DATA LINES
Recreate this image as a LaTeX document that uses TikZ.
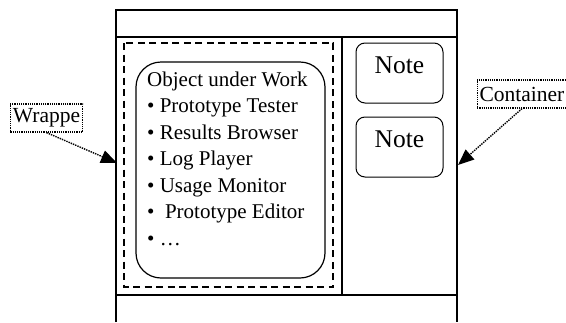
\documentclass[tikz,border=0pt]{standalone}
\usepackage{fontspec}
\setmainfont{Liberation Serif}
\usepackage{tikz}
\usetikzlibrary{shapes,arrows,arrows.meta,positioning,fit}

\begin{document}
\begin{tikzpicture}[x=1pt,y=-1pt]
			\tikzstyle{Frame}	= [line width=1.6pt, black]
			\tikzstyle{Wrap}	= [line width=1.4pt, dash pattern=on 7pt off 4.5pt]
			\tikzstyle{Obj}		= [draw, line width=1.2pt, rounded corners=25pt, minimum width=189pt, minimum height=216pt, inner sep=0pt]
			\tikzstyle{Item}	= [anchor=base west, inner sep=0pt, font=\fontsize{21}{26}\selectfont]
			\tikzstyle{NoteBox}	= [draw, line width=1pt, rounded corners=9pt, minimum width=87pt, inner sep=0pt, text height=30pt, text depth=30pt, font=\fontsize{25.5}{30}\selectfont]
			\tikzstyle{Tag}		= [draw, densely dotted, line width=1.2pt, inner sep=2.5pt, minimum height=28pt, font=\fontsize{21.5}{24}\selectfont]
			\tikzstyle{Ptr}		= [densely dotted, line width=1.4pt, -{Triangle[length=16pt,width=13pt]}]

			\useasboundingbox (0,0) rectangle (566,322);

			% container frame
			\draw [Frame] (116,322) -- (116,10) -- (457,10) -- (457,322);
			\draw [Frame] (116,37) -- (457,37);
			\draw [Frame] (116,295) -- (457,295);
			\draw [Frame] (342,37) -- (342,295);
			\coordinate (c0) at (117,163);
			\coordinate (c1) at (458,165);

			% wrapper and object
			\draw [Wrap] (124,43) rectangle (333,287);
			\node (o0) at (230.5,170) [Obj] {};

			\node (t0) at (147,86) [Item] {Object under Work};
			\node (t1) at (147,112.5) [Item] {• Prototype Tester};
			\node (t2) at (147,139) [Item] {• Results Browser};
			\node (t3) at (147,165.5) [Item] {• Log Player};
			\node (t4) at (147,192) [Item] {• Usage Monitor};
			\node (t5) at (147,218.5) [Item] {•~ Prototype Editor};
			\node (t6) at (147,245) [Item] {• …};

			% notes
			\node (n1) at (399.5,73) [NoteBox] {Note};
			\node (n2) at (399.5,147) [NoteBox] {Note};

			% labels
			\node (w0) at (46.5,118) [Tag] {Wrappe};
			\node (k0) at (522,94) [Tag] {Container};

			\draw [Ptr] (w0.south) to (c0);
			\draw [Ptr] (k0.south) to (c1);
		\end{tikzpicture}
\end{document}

DIRECTION
The listing above needs to be output again exactly. Don't include the pictures.

TASK OUTPUT
Recreate this image as a LaTeX document that uses TikZ.
\documentclass[tikz,border=0pt]{standalone}
\usepackage{fontspec}
\setmainfont{Liberation Serif}
\usepackage{tikz}
\usetikzlibrary{shapes,arrows,arrows.meta,positioning,fit}

\begin{document}
\begin{tikzpicture}[x=1pt,y=-1pt]
			\tikzstyle{Frame}	= [line width=1.6pt, black]
			\tikzstyle{Wrap}	= [line width=1.4pt, dash pattern=on 7pt off 4.5pt]
			\tikzstyle{Obj}		= [draw, line width=1.2pt, rounded corners=25pt, minimum width=189pt, minimum height=216pt, inner sep=0pt]
			\tikzstyle{Item}	= [anchor=base west, inner sep=0pt, font=\fontsize{21}{26}\selectfont]
			\tikzstyle{NoteBox}	= [draw, line width=1pt, rounded corners=9pt, minimum width=87pt, inner sep=0pt, text height=30pt, text depth=30pt, font=\fontsize{25.5}{30}\selectfont]
			\tikzstyle{Tag}		= [draw, densely dotted, line width=1.2pt, inner sep=2.5pt, minimum height=28pt, font=\fontsize{21.5}{24}\selectfont]
			\tikzstyle{Ptr}		= [densely dotted, line width=1.4pt, -{Triangle[length=16pt,width=13pt]}]

			\useasboundingbox (0,0) rectangle (566,322);

			% container frame
			\draw [Frame] (116,322) -- (116,10) -- (457,10) -- (457,322);
			\draw [Frame] (116,37) -- (457,37);
			\draw [Frame] (116,295) -- (457,295);
			\draw [Frame] (342,37) -- (342,295);
			\coordinate (c0) at (117,163);
			\coordinate (c1) at (458,165);

			% wrapper and object
			\draw [Wrap] (124,43) rectangle (333,287);
			\node (o0) at (230.5,170) [Obj] {};

			\node (t0) at (147,86) [Item] {Object under Work};
			\node (t1) at (147,112.5) [Item] {• Prototype Tester};
			\node (t2) at (147,139) [Item] {• Results Browser};
			\node (t3) at (147,165.5) [Item] {• Log Player};
			\node (t4) at (147,192) [Item] {• Usage Monitor};
			\node (t5) at (147,218.5) [Item] {•~ Prototype Editor};
			\node (t6) at (147,245) [Item] {• …};

			% notes
			\node (n1) at (399.5,73) [NoteBox] {Note};
			\node (n2) at (399.5,147) [NoteBox] {Note};

			% labels
			\node (w0) at (46.5,118) [Tag] {Wrappe};
			\node (k0) at (522,94) [Tag] {Container};

			\draw [Ptr] (w0.south) to (c0);
			\draw [Ptr] (k0.south) to (c1);
		\end{tikzpicture}
\end{document}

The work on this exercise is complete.